# Goal:
Write out the listing below exactly, and omit any images you find in it.

# Data block:
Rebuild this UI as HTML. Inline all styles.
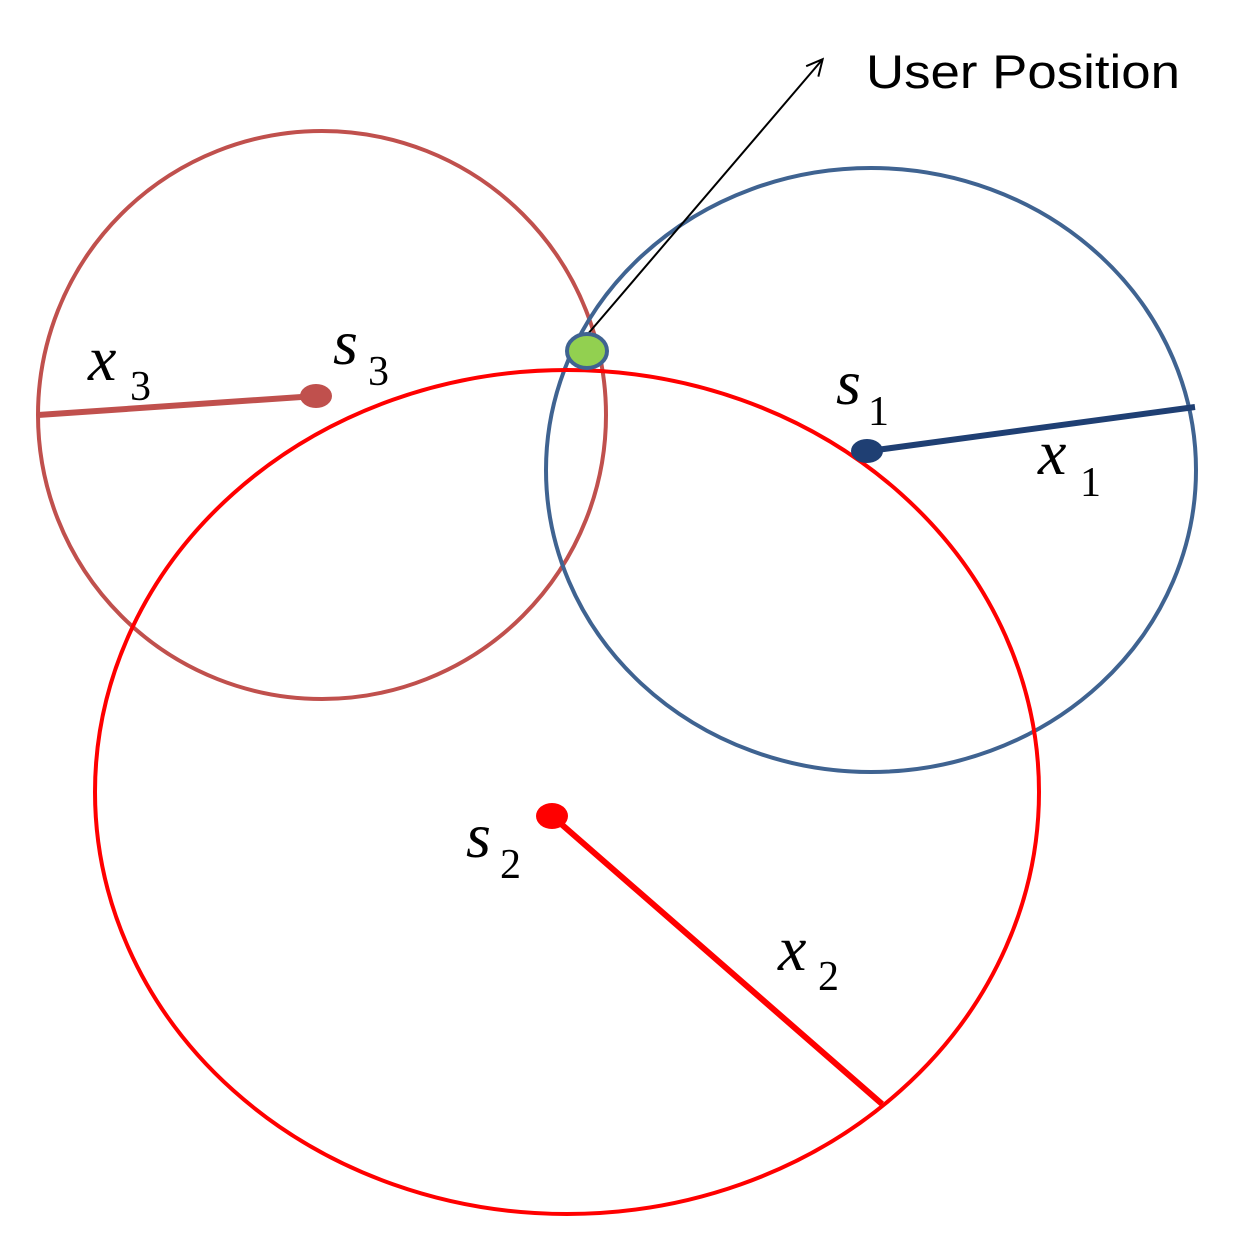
<!DOCTYPE html>
<html><head><meta charset="utf-8"><style>
html,body{margin:0;padding:0;background:#fff;}
svg{display:block;}
.m{font-family:"Liberation Serif",serif;font-style:italic;font-size:64px;fill:#000;}
.sub{font-family:"Liberation Serif",serif;font-size:42px;fill:#000;}
</style></head><body>
<svg width="1245" height="1255" viewBox="0 0 1245 1255">
<defs><marker id="ar" markerWidth="20" markerHeight="20" refX="17" refY="10" orient="auto" markerUnits="userSpaceOnUse">
<path d="M2,2 L18,10 L2,18" fill="none" stroke="#000" stroke-width="2"/></marker></defs>
<ellipse cx="322" cy="415" rx="284" ry="284" fill="none" stroke="#c0504d" stroke-width="4"/>
<ellipse cx="871" cy="470" rx="325" ry="302" fill="none" stroke="#3f6391" stroke-width="4"/>
<ellipse cx="567" cy="792" rx="472" ry="422" fill="none" stroke="#ff0000" stroke-width="4"/>
<line x1="38" y1="415" x2="316" y2="396" stroke="#c0504d" stroke-width="6"/>
<ellipse cx="316" cy="396" rx="16" ry="12" fill="#c0504d"/>
<line x1="869" y1="451" x2="1195" y2="407" stroke="#1f3f73" stroke-width="6"/>
<ellipse cx="867" cy="451" rx="16" ry="12" fill="#1f3f73"/>
<line x1="552" y1="816" x2="882" y2="1104" stroke="#ff0000" stroke-width="6"/>
<ellipse cx="552" cy="816" rx="16" ry="13" fill="#ff0000"/>
<line x1="587" y1="335" x2="822" y2="60" stroke="#000" stroke-width="2" marker-end="url(#ar)"/>
<ellipse cx="587" cy="351" rx="20" ry="17" fill="#92d050" stroke="#3f6391" stroke-width="4"/>
<text x="866" y="88" font-family="'Liberation Sans',sans-serif" font-size="47" fill="#000" textLength="314" lengthAdjust="spacingAndGlyphs">User Position</text>
<text x="88" y="380" class="m">x</text><text x="130" y="400" class="sub">3</text>
<text x="333" y="364" class="m">s</text><text x="368" y="385" class="sub">3</text>
<text x="836" y="404" class="m">s</text><text x="868" y="425" class="sub">1</text>
<text x="1038" y="474" class="m">x</text><text x="1080" y="496" class="sub">1</text>
<text x="466" y="857" class="m">s</text><text x="500" y="878" class="sub">2</text>
<text x="778" y="970" class="m">x</text><text x="818" y="990" class="sub">2</text>
</svg>
</body></html>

# Finished exercise:
Rebuild this UI as HTML. Inline all styles.
<!DOCTYPE html>
<html><head><meta charset="utf-8"><style>
html,body{margin:0;padding:0;background:#fff;}
svg{display:block;}
.m{font-family:"Liberation Serif",serif;font-style:italic;font-size:64px;fill:#000;}
.sub{font-family:"Liberation Serif",serif;font-size:42px;fill:#000;}
</style></head><body>
<svg width="1245" height="1255" viewBox="0 0 1245 1255">
<defs><marker id="ar" markerWidth="20" markerHeight="20" refX="17" refY="10" orient="auto" markerUnits="userSpaceOnUse">
<path d="M2,2 L18,10 L2,18" fill="none" stroke="#000" stroke-width="2"/></marker></defs>
<ellipse cx="322" cy="415" rx="284" ry="284" fill="none" stroke="#c0504d" stroke-width="4"/>
<ellipse cx="871" cy="470" rx="325" ry="302" fill="none" stroke="#3f6391" stroke-width="4"/>
<ellipse cx="567" cy="792" rx="472" ry="422" fill="none" stroke="#ff0000" stroke-width="4"/>
<line x1="38" y1="415" x2="316" y2="396" stroke="#c0504d" stroke-width="6"/>
<ellipse cx="316" cy="396" rx="16" ry="12" fill="#c0504d"/>
<line x1="869" y1="451" x2="1195" y2="407" stroke="#1f3f73" stroke-width="6"/>
<ellipse cx="867" cy="451" rx="16" ry="12" fill="#1f3f73"/>
<line x1="552" y1="816" x2="882" y2="1104" stroke="#ff0000" stroke-width="6"/>
<ellipse cx="552" cy="816" rx="16" ry="13" fill="#ff0000"/>
<line x1="587" y1="335" x2="822" y2="60" stroke="#000" stroke-width="2" marker-end="url(#ar)"/>
<ellipse cx="587" cy="351" rx="20" ry="17" fill="#92d050" stroke="#3f6391" stroke-width="4"/>
<text x="866" y="88" font-family="'Liberation Sans',sans-serif" font-size="47" fill="#000" textLength="314" lengthAdjust="spacingAndGlyphs">User Position</text>
<text x="88" y="380" class="m">x</text><text x="130" y="400" class="sub">3</text>
<text x="333" y="364" class="m">s</text><text x="368" y="385" class="sub">3</text>
<text x="836" y="404" class="m">s</text><text x="868" y="425" class="sub">1</text>
<text x="1038" y="474" class="m">x</text><text x="1080" y="496" class="sub">1</text>
<text x="466" y="857" class="m">s</text><text x="500" y="878" class="sub">2</text>
<text x="778" y="970" class="m">x</text><text x="818" y="990" class="sub">2</text>
</svg>
</body></html>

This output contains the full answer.